2/17/13

6 Things my Toddler Taught Me About Writing.

Last night I was up until two am with a sick child that couldn't keep her food down. While the experience as a whole was not comfortable, I learned a lot.

Here were my observations:

  1. Although my child was sick and couldn't keep food down, she knew what she needed. She would ask for water because she was thirsty, of course it came back up but she knew her body was dehydrated.
  2. Between her episodes, I was scared that she would be tired and cranky. Instead she had excess energy and knew she still wanted to play while she had time before bed. 
  3. She took steps to make herself feel better. After an episode or two, she said "Bath, Mommy." So I prepared a bath for her without toys.

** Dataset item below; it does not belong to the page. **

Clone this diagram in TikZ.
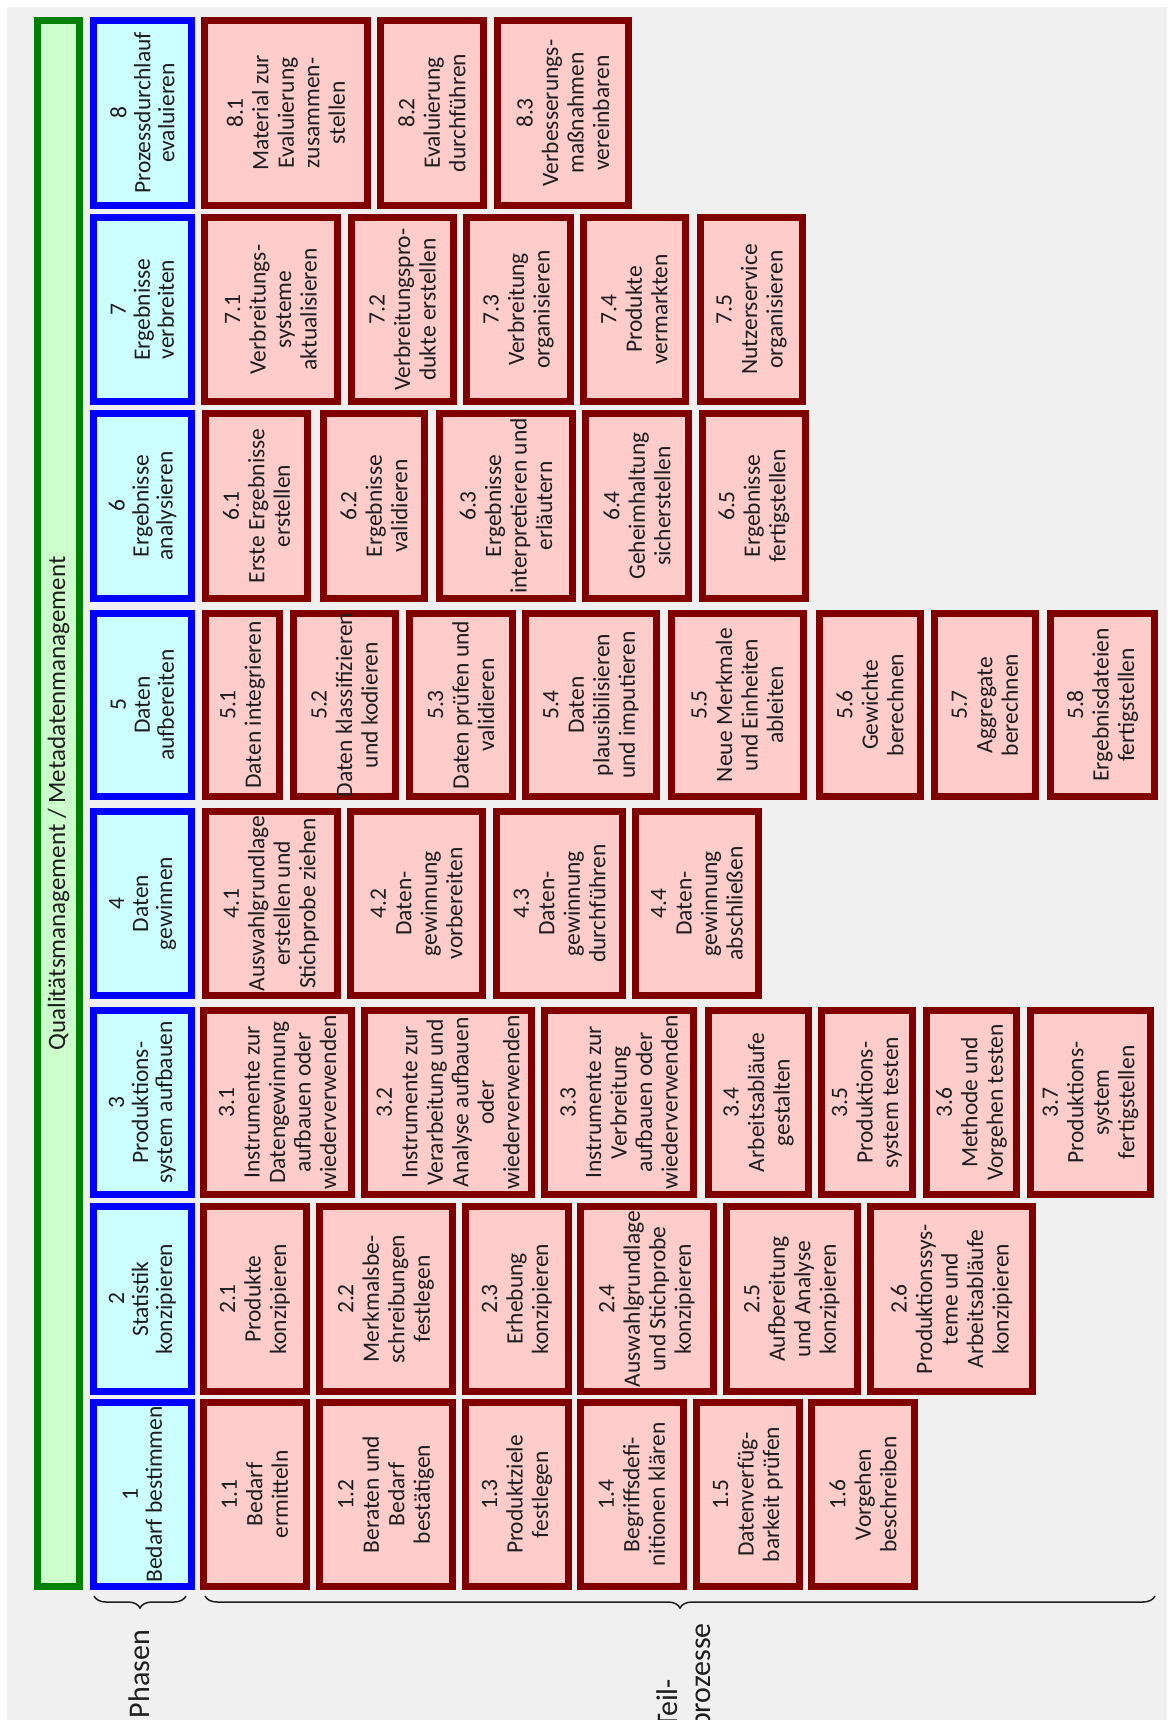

She relished the water and laid back in it, relaxing enjoying every moment of it.
  4. When bedtime came, although it was certainly going to be interrupted, she took to bed eagerly and relaxed while she could. She fell asleep quickly and woke only to endure an episode. She waited patiently while I changed the bed and then crawled in eagerly and fell asleep quickly.

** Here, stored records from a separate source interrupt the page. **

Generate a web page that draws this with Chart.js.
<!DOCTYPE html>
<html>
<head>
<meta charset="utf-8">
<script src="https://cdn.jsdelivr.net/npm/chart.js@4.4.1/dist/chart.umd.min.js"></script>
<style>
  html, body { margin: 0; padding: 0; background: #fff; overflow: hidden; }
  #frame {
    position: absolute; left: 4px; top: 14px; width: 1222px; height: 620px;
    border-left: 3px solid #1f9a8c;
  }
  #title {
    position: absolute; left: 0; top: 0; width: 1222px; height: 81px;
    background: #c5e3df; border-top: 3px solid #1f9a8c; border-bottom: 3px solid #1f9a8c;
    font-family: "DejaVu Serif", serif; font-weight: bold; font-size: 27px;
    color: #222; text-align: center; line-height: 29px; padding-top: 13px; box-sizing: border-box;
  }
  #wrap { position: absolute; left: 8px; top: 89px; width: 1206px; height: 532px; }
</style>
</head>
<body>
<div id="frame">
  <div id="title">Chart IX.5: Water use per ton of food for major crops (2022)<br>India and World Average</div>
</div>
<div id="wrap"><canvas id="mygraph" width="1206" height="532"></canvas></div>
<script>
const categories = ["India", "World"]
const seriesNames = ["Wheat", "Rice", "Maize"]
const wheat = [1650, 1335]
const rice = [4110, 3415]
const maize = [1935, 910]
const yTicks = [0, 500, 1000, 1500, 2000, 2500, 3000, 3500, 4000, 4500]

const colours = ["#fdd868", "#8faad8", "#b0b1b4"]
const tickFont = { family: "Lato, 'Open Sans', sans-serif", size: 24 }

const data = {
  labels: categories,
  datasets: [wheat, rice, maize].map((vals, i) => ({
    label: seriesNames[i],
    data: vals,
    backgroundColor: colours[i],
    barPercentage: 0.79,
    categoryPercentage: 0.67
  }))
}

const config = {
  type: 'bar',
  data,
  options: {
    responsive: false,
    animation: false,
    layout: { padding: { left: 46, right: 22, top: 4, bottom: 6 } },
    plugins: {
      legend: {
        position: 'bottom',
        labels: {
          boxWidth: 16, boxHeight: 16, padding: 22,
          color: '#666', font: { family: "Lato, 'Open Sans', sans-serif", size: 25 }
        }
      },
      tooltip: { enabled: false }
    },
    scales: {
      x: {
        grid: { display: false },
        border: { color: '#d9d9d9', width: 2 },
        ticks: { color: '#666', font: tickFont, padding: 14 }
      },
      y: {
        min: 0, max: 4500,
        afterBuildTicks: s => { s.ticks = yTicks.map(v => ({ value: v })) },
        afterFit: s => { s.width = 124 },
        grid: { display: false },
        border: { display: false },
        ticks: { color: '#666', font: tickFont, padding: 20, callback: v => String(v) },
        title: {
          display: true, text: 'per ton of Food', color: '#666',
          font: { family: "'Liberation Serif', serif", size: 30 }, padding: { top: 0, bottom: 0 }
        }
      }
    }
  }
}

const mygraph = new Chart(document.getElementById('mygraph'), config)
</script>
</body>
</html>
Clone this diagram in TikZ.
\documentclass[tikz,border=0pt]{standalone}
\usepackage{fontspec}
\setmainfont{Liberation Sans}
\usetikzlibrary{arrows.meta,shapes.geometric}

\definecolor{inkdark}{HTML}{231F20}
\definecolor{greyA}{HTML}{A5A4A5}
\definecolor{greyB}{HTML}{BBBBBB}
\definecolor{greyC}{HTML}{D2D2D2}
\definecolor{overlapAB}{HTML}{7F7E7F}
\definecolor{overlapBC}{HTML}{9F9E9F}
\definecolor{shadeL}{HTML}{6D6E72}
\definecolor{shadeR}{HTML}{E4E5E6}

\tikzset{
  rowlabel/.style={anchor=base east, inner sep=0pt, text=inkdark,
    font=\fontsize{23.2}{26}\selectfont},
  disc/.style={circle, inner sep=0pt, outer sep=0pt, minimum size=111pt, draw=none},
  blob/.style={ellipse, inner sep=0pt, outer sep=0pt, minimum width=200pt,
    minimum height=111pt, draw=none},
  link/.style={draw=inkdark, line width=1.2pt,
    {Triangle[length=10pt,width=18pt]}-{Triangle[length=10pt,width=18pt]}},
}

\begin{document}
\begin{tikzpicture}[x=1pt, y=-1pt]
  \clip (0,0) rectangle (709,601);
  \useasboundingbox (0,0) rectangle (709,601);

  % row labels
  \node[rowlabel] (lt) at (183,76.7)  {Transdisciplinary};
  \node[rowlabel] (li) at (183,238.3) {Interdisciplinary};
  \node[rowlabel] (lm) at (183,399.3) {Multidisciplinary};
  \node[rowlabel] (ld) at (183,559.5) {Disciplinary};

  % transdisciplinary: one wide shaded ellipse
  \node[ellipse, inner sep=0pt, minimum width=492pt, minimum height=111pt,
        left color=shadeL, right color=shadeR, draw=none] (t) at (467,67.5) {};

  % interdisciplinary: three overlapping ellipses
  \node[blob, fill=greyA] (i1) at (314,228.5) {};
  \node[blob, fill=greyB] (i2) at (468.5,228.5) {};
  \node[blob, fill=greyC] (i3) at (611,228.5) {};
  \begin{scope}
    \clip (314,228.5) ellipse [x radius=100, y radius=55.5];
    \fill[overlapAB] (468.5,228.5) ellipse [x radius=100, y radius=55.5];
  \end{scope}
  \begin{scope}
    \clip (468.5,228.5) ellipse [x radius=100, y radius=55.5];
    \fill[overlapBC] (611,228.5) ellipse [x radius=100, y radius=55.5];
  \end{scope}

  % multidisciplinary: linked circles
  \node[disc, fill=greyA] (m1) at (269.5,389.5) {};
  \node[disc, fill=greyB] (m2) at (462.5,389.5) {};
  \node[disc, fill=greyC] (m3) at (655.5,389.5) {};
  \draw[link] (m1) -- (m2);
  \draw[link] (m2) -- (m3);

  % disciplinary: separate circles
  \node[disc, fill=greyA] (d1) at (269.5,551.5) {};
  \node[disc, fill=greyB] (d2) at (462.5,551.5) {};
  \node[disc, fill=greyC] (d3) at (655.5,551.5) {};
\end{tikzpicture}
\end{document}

With these observations, I have learned a lot about writing:

  1. Don't let a looming deadline distract you. Go about the task/writing assignment as if there is one pending, but stop worrying about it.
  2. Don't put off needs as if they are desires when you're writing. Too often I put off food, drink and other things while writing, thinking they are distractions. I need to feed myself when I am hungry even if I am writing. Needs are far different from desires.
  3. Look forward to the time you have to do the things you enjoy, such as time between projects to work on creative projects.
  4. Enjoy all moments of pleasure and stop worrying about when it will all end. Stop procrastinating on projects just to prolong moments of enjoyment; instead, start early and finish early to make the next break that much longer.
  5. Take the opportunities to get tasks done while they're available. Don't let fear or anxiety make you lose sleep.
  6. We've always got enough energy to get the necessary things done. So if it feels like you don't have energy, you're really just procrastinating.

I'm going to try and follow these directions to myself for the future, and in doing so secure a fulfilling writing regimen.